Avoid speaking negatively about other cultures or religions within children’s hearing. Young children absorb parental attitudes quickly, and casual dismissive comments about other groups teach prejudice even when parents don’t intend that lesson. If you have concerns about cultural practices, discuss them with adults away from children’s ears.
Seek out opportunities for your child to experience cultural diversity beyond school. Visit restaurants serving cuisine from classmates’ cultures. Attend public cultural celebrations. Read books featuring characters from varied backgrounds. These experiences reinforce that diversity extends beyond the classroom into the wider world.
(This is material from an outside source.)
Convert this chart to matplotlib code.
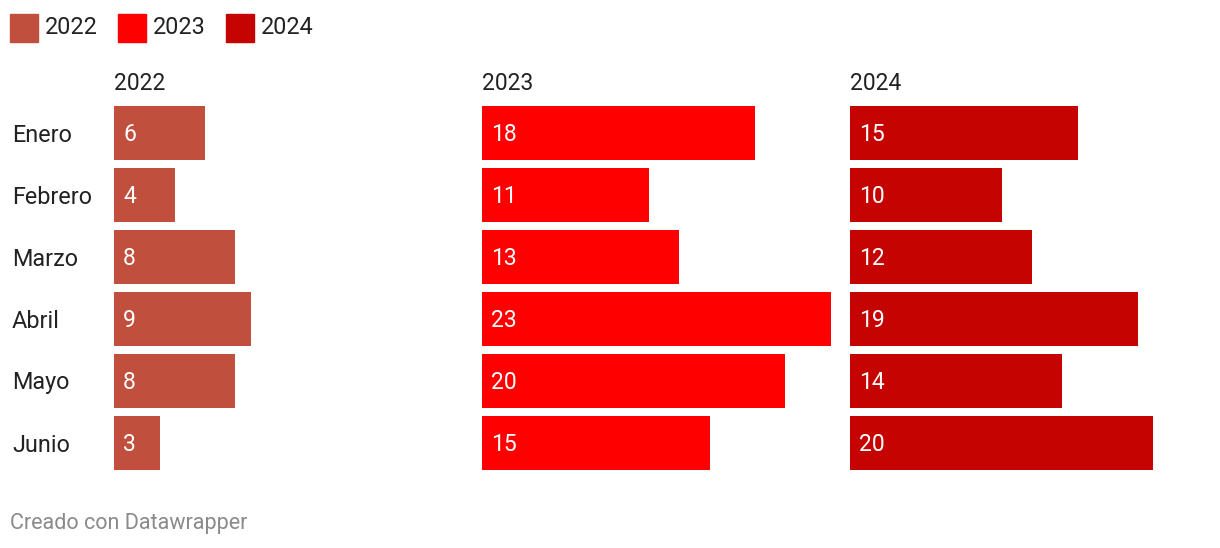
import matplotlib.pyplot as plt
from matplotlib.patches import Rectangle

months = ["Enero", "Febrero", "Marzo", "Abril", "Mayo", "Junio"]
years = ["2022", "2023", "2024"]
v2022 = [6, 4, 8, 9, 8, 3]
v2023 = [18, 11, 13, 23, 20, 15]
v2024 = [15, 10, 12, 19, 14, 20]
colors = ["#c0503d", "#ff0000", "#c50300"]

plt.rcParams['font.family'] = ['Roboto', 'DejaVu Sans']

W, H = 1220, 548
fig = plt.figure(figsize=(W / 100, H / 100), dpi=100)

xmax = 23
panel_lefts = [114, 482, 850]
panel_w = 349
top_px, bot_px = 102, 474

for left, year, vals, col in zip(panel_lefts, years, [v2022, v2023, v2024], colors):
    ax = fig.add_axes([left / W, 1 - bot_px / H, panel_w / W, (bot_px - top_px) / H])
    ax.barh(range(len(months)), vals, height=54 / 62, color=col, left=0)
    ax.set_xlim(0, xmax)
    ax.set_ylim(len(months) - 0.5, -0.5)
    ax.axis('off')
    for i, v in enumerate(vals):
        ax.annotate(str(v), (0, i), xytext=(6.5, -1), textcoords='offset points',
                    color='white', fontsize=16.5, va='center', ha='left')
    fig.text(left / W, 1 - 90 / H, year, fontsize=16.5, color='#222222', va='baseline', ha='left')

for i, m in enumerate(months):
    fig.text(12 / W, 1 - (135 + 62 * i) / H, m, fontsize=16.8, color='#222222',
             va='center', ha='left')

# legend
lx = 10
for year, col in zip(years, colors):
    fig.patches.append(Rectangle((lx / W, 1 - 42 / H), 28 / W, 28 / H, color=col,
                                 transform=fig.transFigure))
    fig.text((lx + 35) / W, 1 - 28 / H, year, fontsize=16.8, color='#222222',
             va='center', ha='left')
    lx += 108

fig.text(10 / W, 1 - 523 / H, "Creado con Datawrapper", fontsize=15.5, color='#8a8a8a',
         va='center', ha='left')

fig.savefig("out.png", dpi=100)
Also maintain your own cultural traditions proudly. Children need strong roots in their own heritage to confidently engage with others’ traditions. Teach your home language, observe your religious practices, prepare traditional foods, share family stories. Cultural confidence isn’t threatened by diversity – insecurity is. Children secure in their own identity can appreciate others’ without feeling undermined.
The Long-Term Gift of Cultural Awareness
Children growing up in multicultural classrooms develop skills that matter increasingly in our globalized world. They learn to work collaboratively with people who think differently, communicate across language barriers, navigate unfamiliar social norms, and find common ground despite surface differences.
They also develop more sophisticated thinking generally. Research shows that multicultural experiences enhance creative problem-solving, flexible thinking, and perspective-taking – skills valuable far beyond cultural contexts. Children accustomed to considering multiple viewpoints naturally apply that skill to academic problems, social challenges, and eventually professional situations.
Perhaps most importantly, they learn that difference doesn’t require hierarchy. The instinct to rank everything – which language is best, which religion is true, which cultural approach is superior – weakens when children experience multiple valid approaches coexisting respectfully. They learn that different can simply mean different, not better or worse.
This learning happens gradually through thousands of small interactions – sharing lunch, playing together, asking respectful questions, celebrating each other’s festivals. No single lesson accomplishes it. But over years, children who learn alongside diverse peers develop worldviews that embrace complexity rather than demanding uniformity. In our increasingly interconnected world, that might be the most valuable education we can provide.